Why I dislike 50 Shades of Grey

When the books got popular I had no choice but to get them, I wanted to know what all the fuss was about. The content was supposed to be steamy, leaning to the BDSM route, how can I resist?

I read all three books back to back in the space of 3 days. I was impressed with the thought that a book with this type of content would really be taking America by storm, you know the America I speak of; the one where they want to ban abortion, birth control and seemingly any kind of sexual enjoyment a woman can achieve.

I was impressed with the cohesiveness of the story but I thought the writing lacked fluidity in some cases. The difference in writing of the every day dialogue of the characters versus the in bedroom dialogue seemed to be from two different books. How can you go from articulate acting editor to repeating the same oohs and ahhs and being a slobbering mess? Not bloody likely! (Get, it? The author’s British)

Now let me really get into the issues I had with the book and then I’ll tell you what I liked.


1. The final idea about the book was the a BDSM lifestyle relationship was only brought about by Christian’s (the male character) rather difficult childhood of watching his crack whore mother in an abusive relationship, being adopted and having a deviant sexual relationship with an older woman who introduced him to this ‘sick’ lifestyle. This is echoed when the villan of the third book turns out to be someone who spent time in a foster home with Christian. He too has weird proclivities.

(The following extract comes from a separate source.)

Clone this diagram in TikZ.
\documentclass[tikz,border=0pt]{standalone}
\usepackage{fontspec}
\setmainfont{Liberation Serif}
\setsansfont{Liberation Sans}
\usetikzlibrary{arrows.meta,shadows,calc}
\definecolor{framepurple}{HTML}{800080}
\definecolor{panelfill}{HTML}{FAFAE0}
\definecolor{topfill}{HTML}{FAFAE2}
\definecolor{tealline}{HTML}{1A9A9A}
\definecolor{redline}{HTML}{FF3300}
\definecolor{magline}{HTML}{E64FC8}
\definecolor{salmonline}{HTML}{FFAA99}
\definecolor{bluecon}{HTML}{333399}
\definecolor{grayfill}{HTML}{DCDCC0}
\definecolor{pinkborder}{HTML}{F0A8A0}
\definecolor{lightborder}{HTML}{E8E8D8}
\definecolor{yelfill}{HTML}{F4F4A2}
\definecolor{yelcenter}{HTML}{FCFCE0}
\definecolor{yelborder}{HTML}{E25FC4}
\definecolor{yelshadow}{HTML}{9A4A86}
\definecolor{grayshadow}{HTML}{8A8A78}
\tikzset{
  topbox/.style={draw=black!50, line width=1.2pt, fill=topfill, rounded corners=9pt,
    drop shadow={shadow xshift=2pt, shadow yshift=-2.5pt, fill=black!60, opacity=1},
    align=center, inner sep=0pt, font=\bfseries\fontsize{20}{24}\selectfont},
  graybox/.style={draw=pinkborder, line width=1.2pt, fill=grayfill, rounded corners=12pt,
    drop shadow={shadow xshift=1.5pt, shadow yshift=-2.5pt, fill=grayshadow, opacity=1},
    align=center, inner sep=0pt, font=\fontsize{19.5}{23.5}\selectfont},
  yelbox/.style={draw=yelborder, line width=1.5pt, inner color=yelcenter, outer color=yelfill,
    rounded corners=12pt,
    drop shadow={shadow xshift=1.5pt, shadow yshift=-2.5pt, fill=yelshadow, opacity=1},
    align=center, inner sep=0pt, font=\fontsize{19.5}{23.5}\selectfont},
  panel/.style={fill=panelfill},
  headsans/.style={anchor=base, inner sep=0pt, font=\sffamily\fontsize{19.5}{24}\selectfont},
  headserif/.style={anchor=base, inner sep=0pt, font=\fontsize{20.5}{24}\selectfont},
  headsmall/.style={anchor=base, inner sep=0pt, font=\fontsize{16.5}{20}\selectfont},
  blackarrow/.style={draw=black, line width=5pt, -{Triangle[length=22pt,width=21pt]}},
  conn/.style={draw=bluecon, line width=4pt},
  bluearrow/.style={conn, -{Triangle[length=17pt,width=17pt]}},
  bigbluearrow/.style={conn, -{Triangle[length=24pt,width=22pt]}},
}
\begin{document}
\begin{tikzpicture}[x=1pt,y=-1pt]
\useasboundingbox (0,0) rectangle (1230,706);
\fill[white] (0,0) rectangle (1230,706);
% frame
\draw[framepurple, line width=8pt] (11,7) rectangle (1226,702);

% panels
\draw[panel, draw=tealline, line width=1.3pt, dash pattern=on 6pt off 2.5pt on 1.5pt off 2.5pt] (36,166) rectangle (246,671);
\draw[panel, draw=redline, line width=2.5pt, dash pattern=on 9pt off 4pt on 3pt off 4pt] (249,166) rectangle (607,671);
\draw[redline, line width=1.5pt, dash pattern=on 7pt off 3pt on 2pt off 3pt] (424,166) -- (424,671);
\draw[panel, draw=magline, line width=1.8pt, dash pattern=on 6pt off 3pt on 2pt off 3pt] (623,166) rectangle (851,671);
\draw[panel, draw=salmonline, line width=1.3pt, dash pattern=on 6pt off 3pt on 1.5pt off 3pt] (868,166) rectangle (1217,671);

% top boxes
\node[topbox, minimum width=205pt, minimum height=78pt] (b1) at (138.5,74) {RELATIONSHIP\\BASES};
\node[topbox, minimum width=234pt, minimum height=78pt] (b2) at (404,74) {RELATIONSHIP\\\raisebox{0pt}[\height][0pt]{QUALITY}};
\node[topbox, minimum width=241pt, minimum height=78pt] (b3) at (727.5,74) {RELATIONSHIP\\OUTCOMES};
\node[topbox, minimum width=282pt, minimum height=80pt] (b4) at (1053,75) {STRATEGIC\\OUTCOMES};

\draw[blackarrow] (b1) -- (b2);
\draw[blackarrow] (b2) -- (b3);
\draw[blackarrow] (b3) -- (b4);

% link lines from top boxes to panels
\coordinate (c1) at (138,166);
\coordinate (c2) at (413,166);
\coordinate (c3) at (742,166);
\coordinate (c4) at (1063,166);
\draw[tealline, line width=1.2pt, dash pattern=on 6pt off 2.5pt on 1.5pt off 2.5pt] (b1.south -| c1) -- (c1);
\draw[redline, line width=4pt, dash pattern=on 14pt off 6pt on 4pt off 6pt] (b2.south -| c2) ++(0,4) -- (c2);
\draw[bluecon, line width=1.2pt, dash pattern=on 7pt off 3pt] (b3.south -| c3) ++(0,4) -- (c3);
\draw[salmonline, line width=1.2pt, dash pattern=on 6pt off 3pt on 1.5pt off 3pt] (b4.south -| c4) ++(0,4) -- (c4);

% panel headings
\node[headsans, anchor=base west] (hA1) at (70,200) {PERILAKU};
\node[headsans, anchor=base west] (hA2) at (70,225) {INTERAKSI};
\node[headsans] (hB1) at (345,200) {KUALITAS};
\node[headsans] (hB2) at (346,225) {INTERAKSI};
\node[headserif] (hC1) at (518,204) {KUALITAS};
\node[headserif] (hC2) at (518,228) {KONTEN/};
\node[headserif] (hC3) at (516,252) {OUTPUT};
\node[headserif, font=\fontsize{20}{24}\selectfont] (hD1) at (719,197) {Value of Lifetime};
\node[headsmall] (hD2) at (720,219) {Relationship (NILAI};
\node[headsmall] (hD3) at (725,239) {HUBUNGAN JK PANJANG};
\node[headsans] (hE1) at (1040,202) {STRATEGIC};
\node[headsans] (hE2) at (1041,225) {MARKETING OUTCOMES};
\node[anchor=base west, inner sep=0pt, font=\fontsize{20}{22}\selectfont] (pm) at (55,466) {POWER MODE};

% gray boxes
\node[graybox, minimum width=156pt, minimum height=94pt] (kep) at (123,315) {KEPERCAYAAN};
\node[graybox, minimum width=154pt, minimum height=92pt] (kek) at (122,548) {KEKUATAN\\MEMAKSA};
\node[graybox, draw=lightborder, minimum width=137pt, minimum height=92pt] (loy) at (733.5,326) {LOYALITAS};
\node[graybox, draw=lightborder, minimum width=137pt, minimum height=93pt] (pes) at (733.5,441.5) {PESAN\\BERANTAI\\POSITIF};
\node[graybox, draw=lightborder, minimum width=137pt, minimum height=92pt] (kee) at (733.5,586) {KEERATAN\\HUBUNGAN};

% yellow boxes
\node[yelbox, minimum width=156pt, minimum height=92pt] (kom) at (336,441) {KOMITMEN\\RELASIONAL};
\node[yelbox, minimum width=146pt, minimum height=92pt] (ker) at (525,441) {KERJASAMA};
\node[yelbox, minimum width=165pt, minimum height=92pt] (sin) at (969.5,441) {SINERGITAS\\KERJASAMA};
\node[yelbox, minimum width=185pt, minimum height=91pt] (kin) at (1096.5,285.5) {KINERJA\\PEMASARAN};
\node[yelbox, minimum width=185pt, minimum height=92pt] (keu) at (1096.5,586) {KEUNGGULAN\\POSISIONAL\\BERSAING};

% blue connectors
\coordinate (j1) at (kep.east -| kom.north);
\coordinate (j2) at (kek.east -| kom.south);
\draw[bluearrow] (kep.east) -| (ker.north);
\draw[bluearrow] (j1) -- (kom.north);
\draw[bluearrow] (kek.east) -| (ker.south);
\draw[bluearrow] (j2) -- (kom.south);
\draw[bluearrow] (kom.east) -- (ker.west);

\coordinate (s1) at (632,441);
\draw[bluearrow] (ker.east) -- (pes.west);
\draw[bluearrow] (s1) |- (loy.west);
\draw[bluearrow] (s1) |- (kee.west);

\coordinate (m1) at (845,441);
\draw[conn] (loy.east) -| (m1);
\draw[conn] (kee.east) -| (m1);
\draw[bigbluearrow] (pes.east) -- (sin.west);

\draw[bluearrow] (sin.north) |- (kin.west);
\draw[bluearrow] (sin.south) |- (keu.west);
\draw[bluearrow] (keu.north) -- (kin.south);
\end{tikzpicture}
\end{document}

2. Most of the book was about Christian getting over why he wanted to live that life style. I’m not going to argue that the issues presented in the book were valid but they seemed to be making a bigger statement. He abandons years of BDSM after a few weeks of meeting this girl, Anastasia. She is so different and ethereal that he is willing to change everything for her to the point of guilt for having lived this way in the first place. He attempt to give everything up. Anastasia is unbending and is constantly throwing tantrums for what she wants, she knew the situation but she changes little to nothing about herself in the book. Her liking the ‘kinky fuckery’ and being submissive later on in the books only shows that Christian was a good judge of character when he picked her to sign the original contract. I feel like she just didn’t want to feel submissive in every day life, only in the bedroom which is fine. TPEs aren’t the only way to have BDSM relationships.

3. It was very clear that the writer was not from the US. The verbiage, the way the characters talked were out of the norm for Seattle and for the US in general. I feel like she could have tried harder to make it “American” or she should have based it in the UK where she is based. Maybe she thought that the American Market would like it better if it was based here but I feel like it did the book a disservice.

4. It makes BDSM seem very extreme. Everyone’s level of kink is different and in terms of kink I do not find this book shocking or over the top. People comparing it the Story Of O was hurtful for me. Not all BDSM stories are created equal.

5. I won’t get into the annoying repetition or words and short phrases. It was really ridiculous.

6. Anastasia Steele as a character lacked substance, I feel like she existed in the book only so that we can learn about depth Christian, which of course I wanted but she didn’t bring much to the table. I won’t elaborate too much on that only because of how long it would take.

What I did like:

1. It brought BDSM and sort of spoon fed it to the masses. It was seen as such a taboo thing and now, because of the books and people doing independent research of it, it has helped raise awareness on the community as a whole whether or not the community wanted it.

2. It provided spice to an other wise boring selection of erotica.

3. The story came together nicely, at some point I just felt like all the shit in the world happened to them but it was used very nicely as a tool to teach you more about the characters and the intensity of the situations they were put in.

Now, would I recommend the book. Sure. I feel like if you’re interested in it, you should read it and hey, it might encourage you to be bold enough to try something new sexually but I don’t consider it to be a manual on BDSM relationships because they’re just like every relationship, the two people involved have to decide the limitations and boundaries therein.

Should you want to read more realistic BDSM themed books you can look for titles by Annabel Joseph, Sylvia Day (Bared to you), Sierra Cartwright etc.

4 Comments Add yours

  1. Sam Hunter says:

    I stopped reading after several pages. Maybe it is a personal perspective but writing in the first person should be restricted to autobiographies and opinion pieces etc. Add to that the fact that it was written in the present tense and immediately I’m struggling to take it seriously. I’m not sure why but it immediately feels cliché and like a thousand other erotica books out there.

  2. angirach says:

    Hahaha, spot on! It is just like every other poorly written erotica book out there except it some how managed to become every soccer Mom’s favorite book.

  3. fivereflections says:

    Soccer moms need a pick-up – now is the time to write something new filled with great expectations…

    Enjoyed your post – very good

  4. angirach says:

    Thank you! I appreciate you stopping by and taking the time out to like and comment.